Today this is what played out.  I have been teaching my oldest to see the signs of love her sister expresses. My oldest came to me for hugs. She was bawling because she was so upset. She really felt unloved by her sister. She cried for probably ten minutes. (It was a big blow up.) I held her and let her cry and talk it out and cry some more. My youngest runs to get her legos out and built a sign with them. It was her sister's name and a heart. She came in and marched around holding it up. It is her way of expressing love.

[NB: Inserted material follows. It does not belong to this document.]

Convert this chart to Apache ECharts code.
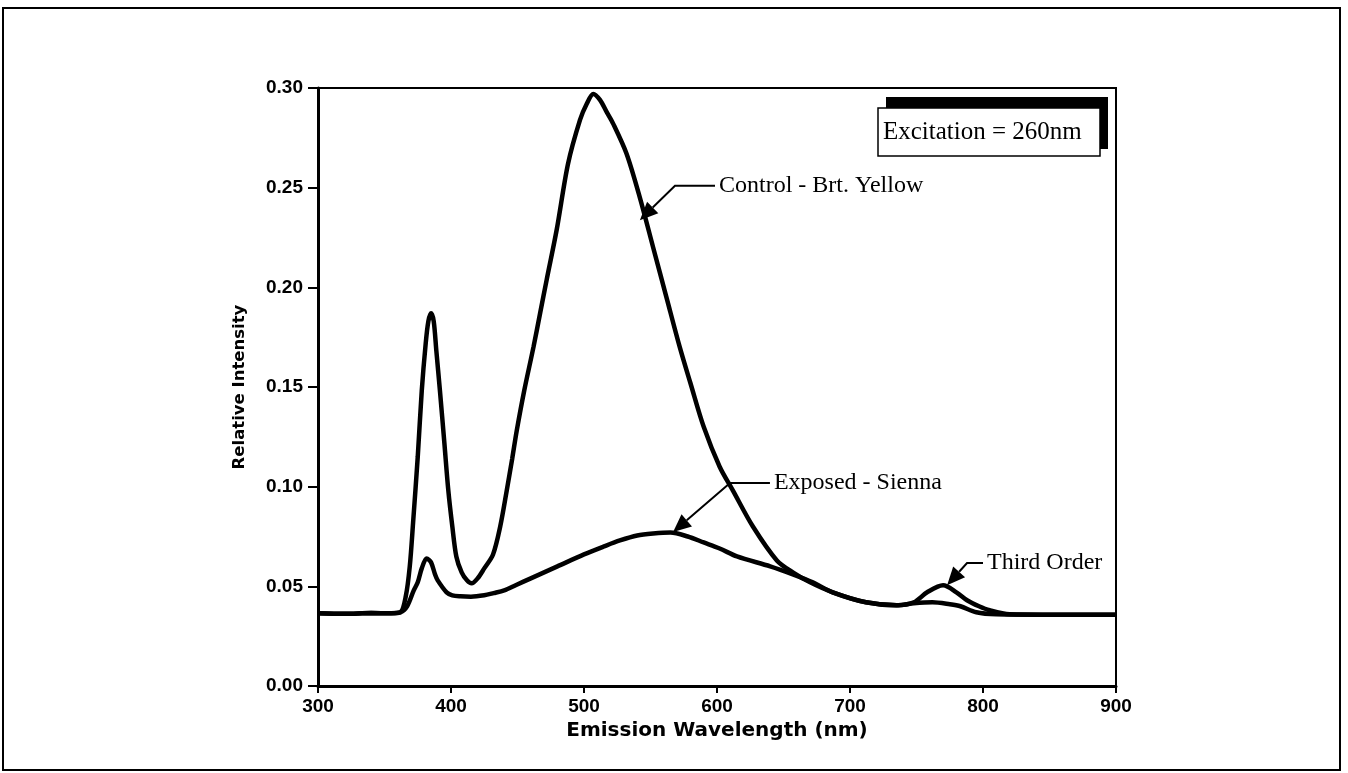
<!DOCTYPE html>
<html><head><meta charset="utf-8">
<script src="https://cdn.jsdelivr.net/npm/echarts@6/dist/echarts.min.js"></script>
<style>html,body{margin:0;padding:0;background:#fff}#c{width:1348px;height:773px}</style>
</head><body><div id="c"></div>
<script>
// Control - Brt. Yellow
const controlWl  = [300,320,340,355,362,366,369,371.5,375,378,381,383,385,387,389,391.7,395,398,401,404,408,412,415.5,420,425,431.6,437,441.9,446,449.4,455,462,467,472,479.5,488,497,502,507,512,517,522,532,542,552,562,572,580,590,602,612,627,645,657,670,687,712,735,748,758,770,780,788,797,805,820,850,900];
const controlVal = [0.0365,0.0362,0.0366,0.0365,0.037,0.045,0.06,0.082,0.115,0.148,0.172,0.183,0.187,0.183,0.168,0.148,0.122,0.098,0.08,0.065,0.057,0.053,0.0515,0.054,0.059,0.066,0.08,0.098,0.114,0.128,0.148,0.17,0.187,0.204,0.229,0.262,0.284,0.292,0.297,0.294,0.288,0.282,0.267,0.245,0.22,0.195,0.17,0.152,0.13,0.11,0.098,0.08,0.063,0.057,0.052,0.047,0.042,0.0405,0.042,0.047,0.0505,0.047,0.043,0.04,0.038,0.036,0.0358,0.0358];
// Exposed - Sienna
const exposedWl  = [300,320,340,355,362,367,372,375,378,381.7,385,388,390,396.7,401,407,415,425,432,440,449,460,480,500,515,527,540,552,565,578,590,602,615,640,657,672,687,712,735,748,762,775,783,795,810,850,900];
const exposedVal = [0.0365,0.0362,0.0366,0.0365,0.037,0.04,0.048,0.052,0.059,0.064,0.062,0.056,0.053,0.047,0.0455,0.045,0.0448,0.0455,0.0466,0.048,0.0507,0.054,0.06,0.066,0.07,0.073,0.0755,0.0765,0.077,0.075,0.072,0.069,0.065,0.06,0.056,0.052,0.047,0.042,0.0405,0.0415,0.042,0.041,0.04,0.037,0.036,0.0358,0.0358];
const yTicks = [0, 0.05, 0.10, 0.15, 0.20, 0.25, 0.30];
const xTicks = [300, 400, 500, 600, 700, 800, 900];
// annotation anchors in data units: [tipX, tipY, elbowX, elbowY, endX, label]
const annotations = [
  [542, 0.2337, 568.4, 0.251, 598.5, 'Control - Brt. Yellow'],
  [567, 0.0772, 609.8, 0.1018, 639.8, 'Exposed - Sienna'],
  [773, 0.0506, 788, 0.0617, 800, 'Third Order']
];
const boxText = 'Excitation = 260nm';

const zip = (a, b) => a.map((v, i) => [v, b[i]]);
const chart = echarts.init(document.getElementById('c'), null, {renderer: 'canvas'});
const tickFont = {fontFamily: 'Liberation Sans', fontWeight: 'bold', fontSize: 19, color: '#000'};
const option = {
  animation: false,
  backgroundColor: '#fff',
  grid: {left: 318, top: 88, right: 232, bottom: 87, show: true, borderColor: '#000', borderWidth: 2, backgroundColor: 'transparent'},
  xAxis: {
    type: 'value', min: xTicks[0], max: xTicks[xTicks.length - 1], interval: 100,
    name: 'Emission Wavelength (nm)', nameLocation: 'middle', nameGap: 33,
    nameTextStyle: {fontFamily: 'DejaVu Sans', fontWeight: 'bold', fontSize: 20, color: '#000'},
    axisLine: {lineStyle: {color: '#000', width: 3}},
    axisTick: {length: 7, lineStyle: {color: '#000', width: 2}},
    axisLabel: Object.assign({margin: 11}, tickFont),
    splitLine: {show: false}
  },
  yAxis: {
    type: 'value', min: yTicks[0], max: yTicks[yTicks.length - 1], interval: 0.05,
    name: 'Relative Intensity', nameLocation: 'middle', nameGap: 70, nameRotate: 90,
    nameTextStyle: {fontFamily: 'DejaVu Sans', fontWeight: 'bold', fontSize: 16.5, color: '#000'},
    axisLine: {lineStyle: {color: '#000', width: 3}},
    axisTick: {length: 10, lineStyle: {color: '#000', width: 2}},
    axisLabel: Object.assign({margin: 15, formatter: v => v.toFixed(2)}, tickFont),
    splitLine: {show: false}
  },
  series: [
    {name: 'Control - Brt. Yellow', type: 'line', data: zip(controlWl, controlVal), showSymbol: false, smooth: 0.3,
     lineStyle: {color: '#000', width: 4.5}, z: 3},
    {name: 'Exposed - Sienna', type: 'line', data: zip(exposedWl, exposedVal), showSymbol: false, smooth: 0.3,
     lineStyle: {color: '#000', width: 4.5}, z: 3}
  ]
};
chart.setOption(option);

const graphics = [];
graphics.push({type: 'rect', shape: {x: 3, y: 8, width: 1337, height: 762}, style: {fill: 'none', stroke: '#000', lineWidth: 2}, silent: true});
annotations.forEach(a => {
  const tip = chart.convertToPixel({gridIndex: 0}, [a[0], a[1]]);
  const elb = chart.convertToPixel({gridIndex: 0}, [a[2], a[3]]);
  const end = chart.convertToPixel({gridIndex: 0}, [a[4], a[3]]);
  const ang = Math.atan2(tip[1] - elb[1], tip[0] - elb[0]);
  const L = 18, W = 8;
  const bx = tip[0] - L * Math.cos(ang), by = tip[1] - L * Math.sin(ang);
  const px = -Math.sin(ang) * W, py = Math.cos(ang) * W;
  graphics.push({type: 'polyline', shape: {points: [end, elb, [bx, by]]}, style: {stroke: '#000', lineWidth: 2, fill: 'none'}, z: 10});
  graphics.push({type: 'polygon', shape: {points: [tip, [bx + px, by + py], [bx - px, by - py]]}, style: {fill: '#000'}, z: 10});
  graphics.push({type: 'text', x: end[0] + 4, y: end[1], style: {text: a[5], font: '24px "Liberation Serif"', fill: '#000', textVerticalAlign: 'middle', verticalAlign: 'middle'}, z: 10});
});
// excitation box with shadow
graphics.push({type: 'rect', shape: {x: 886, y: 97, width: 222, height: 52}, style: {fill: '#000'}, z: 10});
graphics.push({type: 'rect', shape: {x: 878, y: 108, width: 222, height: 48}, style: {fill: '#fff', stroke: '#000', lineWidth: 1.5}, z: 11});
graphics.push({type: 'text', x: 883, y: 132, style: {text: boxText, font: '25px "Liberation Serif"', fill: '#000', textVerticalAlign: 'middle', verticalAlign: 'middle'}, z: 12});
chart.setOption({graphic: graphics});
</script>
</body></html>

It was not enough because the oldest could not see this as love because it was not a hug. So the youngest girl goes out and builds this cool design and brings it in for her. Here sister I built this for you. Again, an attempt to show love. As I explained this concept to her she started to understand. She cried some more mourning the ability to be loved on by a sister the way she desires. As we calmed down and talked it through her sister came back yet again and started doing some crazy funny dance for us. She just desires for us to laugh. She does not want to see her sister cry yet a hug is too hard for her. A hug would have stopped this whole ordeal but it is one of those things that many kids with autism struggle with.

Love is shown differently with this condition. You just have to look for it. Know they are fiercely loyal and when you need someone to go to bat for you they will be there for you. It is just going to look different. It is the way their world works. I am praying we can all understand this and know how to best express love to one another.